The 17 Sustainable Development Goals are: 1) Eradication of poverty; 2) Fight against hunger; 3) Access to healthcare; 4) Access to quality education; 5) Gender equality; 6) Access to safe water and sanitation; 7) Use of renewable energies; 8) Access to decent jobs; 9) Build resilient infrastructure and promote sustainable industrialization that benefits everyone and encourages innovation; 10) Reduction of inequalities; 11) Sustainable cities and communities; 12) Responsible consumption and production; 13) Fight against climate change; 14) Aquatic life; 15) Earth life; 16) Justice and peace; 17) Partnerships for achieving the goals.
With those 17 SDGs to be addressed (Figure 1, page 194), it appears that the current data abundance could support this endeavor.
2.1 The Promises of Data
Starting in 2005, Big Data unfolded, bringing with it new promises for understanding all kinds of phenomena, including sustainable development. Thanks to the availability of open source software, it is now possible to manage large amounts of data. In 2009, the United Nations launched an innovative laboratory, the UN Global Pulse, to better envision a world where responsible and inclusive digital innovation would advance sustainable development and protect the planet. The laboratory becomes a meeting place for digital innovation and human sciences. To anticipate, respond and adapt to future challenges, the UN Global Pulse brings together multidisciplinary teams from data sciences, strategic foresight, behavioral sciences and digital technologies.

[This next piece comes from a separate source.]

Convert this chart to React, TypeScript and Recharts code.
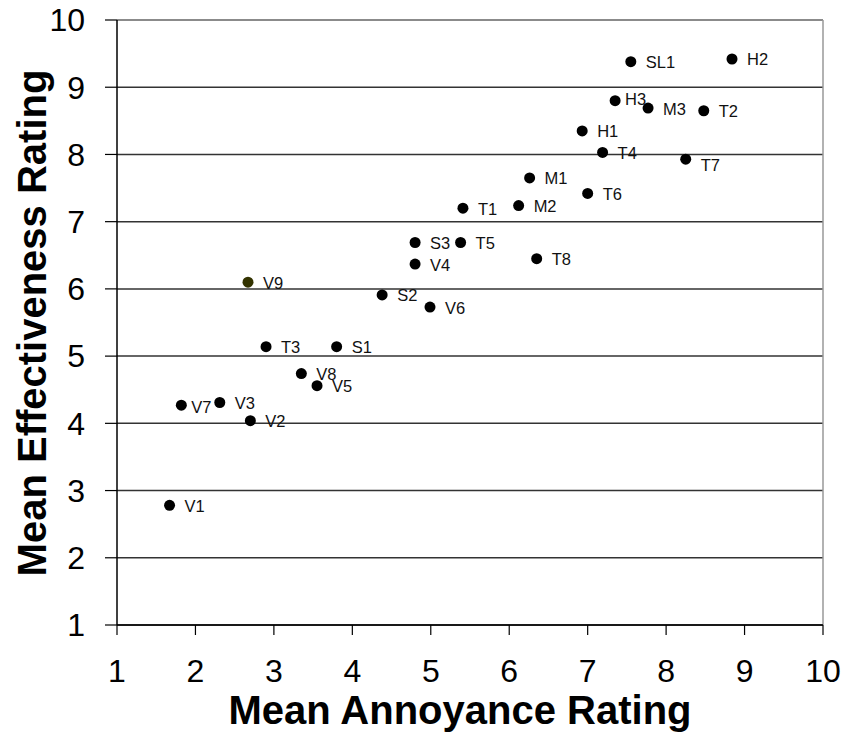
import React from "react";
import {
  ScatterChart,
  Scatter,
  XAxis,
  YAxis,
  CartesianGrid,
  ReferenceLine,
  Label,
} from "recharts";

// point names, read left to right from the picture
const names = [
  "SL1", "H2", "H3", "M3", "T2", "H1", "T4", "T7", "M1", "T6",
  "T1", "M2", "S3", "T5", "V4", "T8", "V9", "S2", "V6", "T3",
  "S1", "V8", "V5", "V7", "V3", "V2", "V1",
];

const annoyance = [
  7.55, 8.84, 7.35, 7.77, 8.48, 6.93, 7.19, 8.25, 6.26, 7.0,
  5.41, 6.12, 4.8, 5.38, 4.8, 6.35, 2.67, 4.38, 4.99, 2.9,
  3.8, 3.35, 3.55, 1.82, 2.31, 2.7, 1.67,
];

const effectiveness = [
  9.38, 9.42, 8.8, 8.69, 8.65, 8.35, 8.03, 7.93, 7.65, 7.42,
  7.2, 7.24, 6.69, 6.69, 6.37, 6.45, 6.1, 5.91, 5.73, 5.14,
  5.14, 4.74, 4.56, 4.27, 4.31, 4.04, 2.78,
];

const axisTicks = [1, 2, 3, 4, 5, 6, 7, 8, 9, 10];

// the one point drawn in a different colour
const pointColor: Record<string, string> = { V9: "#333300" };

// small label nudges where the original labels sit off the usual spot
const labelNudge: Record<string, [number, number]> = {
  H3: [-5, -2],
  T7: [0, 5],
  V7: [-5, 1],
};

const data = names.map((name, i) => ({
  name,
  x: annoyance[i],
  y: effectiveness[i],
}));

const FONT = '"Liberation Sans", Arial, sans-serif';

const Point = (props: any) => {
  const { cx, cy, payload } = props;
  const [ndx, ndy] = labelNudge[payload.name] || [0, 0];
  return (
    <g>
      <circle cx={cx} cy={cy} r={5.5} fill={pointColor[payload.name] || "#000"} />
      <text
        x={cx + 15 + ndx}
        y={cy + 6.5 + ndy}
        fontSize={16.5}
        fontFamily={FONT}
        fill="#111"
      >
        {payload.name}
      </text>
    </g>
  );
};

export default function App() {
  return (
    <div style={{ position: "absolute", left: 0, top: 0, background: "#fff" }}>
      <ScatterChart
        width={846}
        height={733}
        margin={{ top: 20, right: 23, bottom: 0, left: 0 }}
      >
        <CartesianGrid horizontal vertical={false} stroke="#333" strokeWidth={1.5} />
        <XAxis
          type="number"
          dataKey="x"
          domain={[1, 10]}
          ticks={axisTicks}
          height={108}
          axisLine={{ stroke: "#000", strokeWidth: 1.5 }}
          tickLine={{ stroke: "#000", strokeWidth: 1.2 }}
          tickSize={10}
          tickMargin={24}
          tick={{ fontSize: 32, fill: "#000", fontFamily: FONT }}
          interval={0}
        >
          <Label
            content={() => (
              <text
                x={460}
                y={724}
                textAnchor="middle"
                fontSize={40}
                fontWeight="bold"
                fontFamily={FONT}
                fill="#000"
              >
                Mean Annoyance Rating
              </text>
            )}
          />
        </XAxis>
        <YAxis
          type="number"
          dataKey="y"
          domain={[1, 10]}
          ticks={axisTicks}
          width={117}
          axisLine={{ stroke: "#000", strokeWidth: 1.5 }}
          tickLine={{ stroke: "#000", strokeWidth: 1.2 }}
          tickSize={12}
          tickMargin={20}
          tick={{ fontSize: 32, fill: "#000", fontFamily: FONT }}
          interval={0}
        >
          <Label
            content={() => (
              <text
                x={46}
                y={323}
                textAnchor="middle"
                fontSize={40}
                fontWeight="bold"
                fontFamily={FONT}
                fill="#000"
                transform="rotate(-90, 46, 323)"
              >
                Mean Effectiveness Rating
              </text>
            )}
          />
        </YAxis>
        <ReferenceLine y={10} stroke="#999" strokeWidth={1.5} />
        <ReferenceLine x={10} stroke="#999" strokeWidth={1.5} />
        <Scatter data={data} shape={Point} isAnimationActive={false} />
      </ScatterChart>
    </div>
  );
}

In 2012, a first report “Big Data for Development: Challenges & Opportunities” specified how to fully integrate digital technology into the global strategy of the United Nations, which will lead to the creation, by Ban Ki-moon in 2014, of an independent group (Independent Expert Advisory Group on a Data Revolution for Sustainable development, IEAG) responsible for putting Big Data at the service of sustainable development. This group of experts is behind the publication of the report “A World That Counts,” which precedes the publication of the SDGs.
The data revolution is expected to become a revolution for equality. Open data ensures that knowledge is shared, accessible and creating a world of informed and empowered citizens that are capable of holding decision-makers accountable for their actions.
With the creation of a “Global Data Ecosystem” based on a “Global Consensus on Data,” each country is expected to have the means to measure its progress towards sustainable development and to create the conditions for all empowered actors. An essential idea is the following: the global effort around sustainable development can only be effective if it is measured and measurable. Measurability becomes a necessary condition for transparency that allows the actors to align themselves. The United Nations thus takes data as the heart of the SDGs. To foster the movement, a list of categories of actors involved in the contribution to the SDGs was identified: the public/civil sphere (international organizations, national statistical agencies, ministries, territories and satellite programs, NGOs), the private sector (business) and the world of research (scientific and academic). Those multiple sources yet need to interconnect and measure overall progress, likely with novel approaches to data combination. This is the biggest challenge currently faced by scholars and practitioners and the role of instruments like the IP/SDGs award participate in that endeavor.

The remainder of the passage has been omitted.